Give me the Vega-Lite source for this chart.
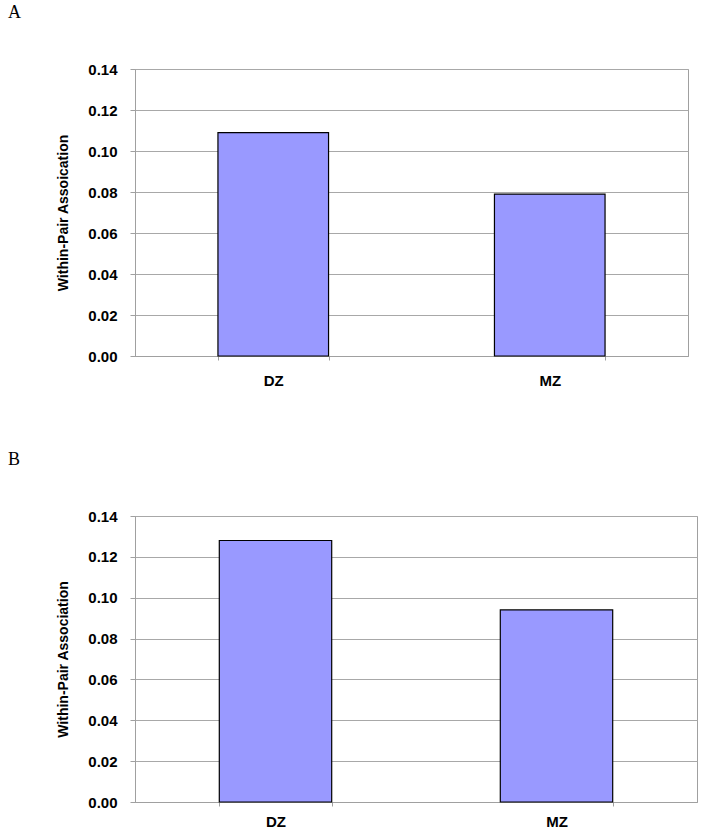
{
  "$schema": "https://vega.github.io/schema/vega-lite/v6.json",
  "background": "white",
  "padding": {"left": 7, "top": 3, "right": 0, "bottom": 0},
  "spacing": 61,
  "config": {
    "view": {"stroke": "#a0a0a0", "strokeWidth": 1},
    "axis": {
      "labelFont": "Liberation Sans",
      "labelFontWeight": "bold",
      "labelFontSize": 15,
      "labelColor": "black",
      "titleFont": "Liberation Sans",
      "titleFontWeight": "bold",
      "titleFontSize": 14,
      "titleColor": "black",
      "domainColor": "#a0a0a0",
      "tickColor": "#a0a0a0",
      "gridColor": "#a8a8a8",
      "tickSize": 5
    },
    "title": {
      "font": "Liberation Serif",
      "fontSize": 18,
      "fontWeight": "normal",
      "color": "black",
      "anchor": "start",
      "frame": "group",
      "dx": -127,
      "offset": 40
    }
  },
  "datasets": {
    "a": [
      {"twin": "DZ", "value": 0.109},
      {"twin": "MZ", "value": 0.079}
    ],
    "b": [
      {"twin": "DZ", "value": 0.128},
      {"twin": "MZ", "value": 0.094}
    ]
  },
  "vconcat": [
    {
      "title": "A",
      "width": 553,
      "height": 287,
      "data": {"name": "a"},
      "mark": {"type": "bar", "fill": "#9999ff", "stroke": "black", "strokeWidth": 1.2},
      "encoding": {
        "x": {
          "field": "twin",
          "type": "nominal",
          "sort": ["DZ", "MZ"],
          "scale": {"paddingInner": 0.6, "paddingOuter": 0.3},
          "axis": {"title": null, "labelAngle": 0, "tickBand": "extent", "labelPadding": 13, "tickSize": 4}
        },
        "y": {
          "field": "value",
          "type": "quantitative",
          "scale": {"domain": [0, 0.14], "nice": false},
          "axis": {
            "title": "Within-Pair Assoication",
            "values": [0, 0.02, 0.04, 0.06, 0.08, 0.1, 0.12, 0.14],
            "format": ".2f",
            "labelPadding": 13,
            "titlePadding": 17
          }
        }
      }
    },
    {
      "title": "B",
      "width": 562,
      "height": 286,
      "data": {"name": "b"},
      "mark": {"type": "bar", "fill": "#9999ff", "stroke": "black", "strokeWidth": 1.2},
      "encoding": {
        "x": {
          "field": "twin",
          "type": "nominal",
          "sort": ["DZ", "MZ"],
          "scale": {"paddingInner": 0.6, "paddingOuter": 0.3},
          "axis": {"title": null, "labelAngle": 0, "tickBand": "extent", "labelPadding": 8, "tickSize": 4}
        },
        "y": {
          "field": "value",
          "type": "quantitative",
          "scale": {"domain": [0, 0.14], "nice": false},
          "axis": {
            "title": "Within-Pair Association",
            "values": [0, 0.02, 0.04, 0.06, 0.08, 0.1, 0.12, 0.14],
            "format": ".2f",
            "labelPadding": 13,
            "titlePadding": 17
          }
        }
      }
    }
  ]
}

*EXERCISE OBJECTIVE*.
Leave the pictures out and copy the rest of the data exactly.

*EXERCISE OUTPUT*.
Give me the Vega-Lite source for this chart.
{
  "$schema": "https://vega.github.io/schema/vega-lite/v6.json",
  "background": "white",
  "padding": {"left": 7, "top": 3, "right": 0, "bottom": 0},
  "spacing": 61,
  "config": {
    "view": {"stroke": "#a0a0a0", "strokeWidth": 1},
    "axis": {
      "labelFont": "Liberation Sans",
      "labelFontWeight": "bold",
      "labelFontSize": 15,
      "labelColor": "black",
      "titleFont": "Liberation Sans",
      "titleFontWeight": "bold",
      "titleFontSize": 14,
      "titleColor": "black",
      "domainColor": "#a0a0a0",
      "tickColor": "#a0a0a0",
      "gridColor": "#a8a8a8",
      "tickSize": 5
    },
    "title": {
      "font": "Liberation Serif",
      "fontSize": 18,
      "fontWeight": "normal",
      "color": "black",
      "anchor": "start",
      "frame": "group",
      "dx": -127,
      "offset": 40
    }
  },
  "datasets": {
    "a": [
      {"twin": "DZ", "value": 0.109},
      {"twin": "MZ", "value": 0.079}
    ],
    "b": [
      {"twin": "DZ", "value": 0.128},
      {"twin": "MZ", "value": 0.094}
    ]
  },
  "vconcat": [
    {
      "title": "A",
      "width": 553,
      "height": 287,
      "data": {"name": "a"},
      "mark": {"type": "bar", "fill": "#9999ff", "stroke": "black", "strokeWidth": 1.2},
      "encoding": {
        "x": {
          "field": "twin",
          "type": "nominal",
          "sort": ["DZ", "MZ"],
          "scale": {"paddingInner": 0.6, "paddingOuter": 0.3},
          "axis": {"title": null, "labelAngle": 0, "tickBand": "extent", "labelPadding": 13, "tickSize": 4}
        },
        "y": {
          "field": "value",
          "type": "quantitative",
          "scale": {"domain": [0, 0.14], "nice": false},
          "axis": {
            "title": "Within-Pair Assoication",
            "values": [0, 0.02, 0.04, 0.06, 0.08, 0.1, 0.12, 0.14],
            "format": ".2f",
            "labelPadding": 13,
            "titlePadding": 17
          }
        }
      }
    },
    {
      "title": "B",
      "width": 562,
      "height": 286,
      "data": {"name": "b"},
      "mark": {"type": "bar", "fill": "#9999ff", "stroke": "black", "strokeWidth": 1.2},
      "encoding": {
        "x": {
          "field": "twin",
          "type": "nominal",
          "sort": ["DZ", "MZ"],
          "scale": {"paddingInner": 0.6, "paddingOuter": 0.3},
          "axis": {"title": null, "labelAngle": 0, "tickBand": "extent", "labelPadding": 8, "tickSize": 4}
        },
        "y": {
          "field": "value",
          "type": "quantitative",
          "scale": {"domain": [0, 0.14], "nice": false},
          "axis": {
            "title": "Within-Pair Association",
            "values": [0, 0.02, 0.04, 0.06, 0.08, 0.1, 0.12, 0.14],
            "format": ".2f",
            "labelPadding": 13,
            "titlePadding": 17
          }
        }
      }
    }
  ]
}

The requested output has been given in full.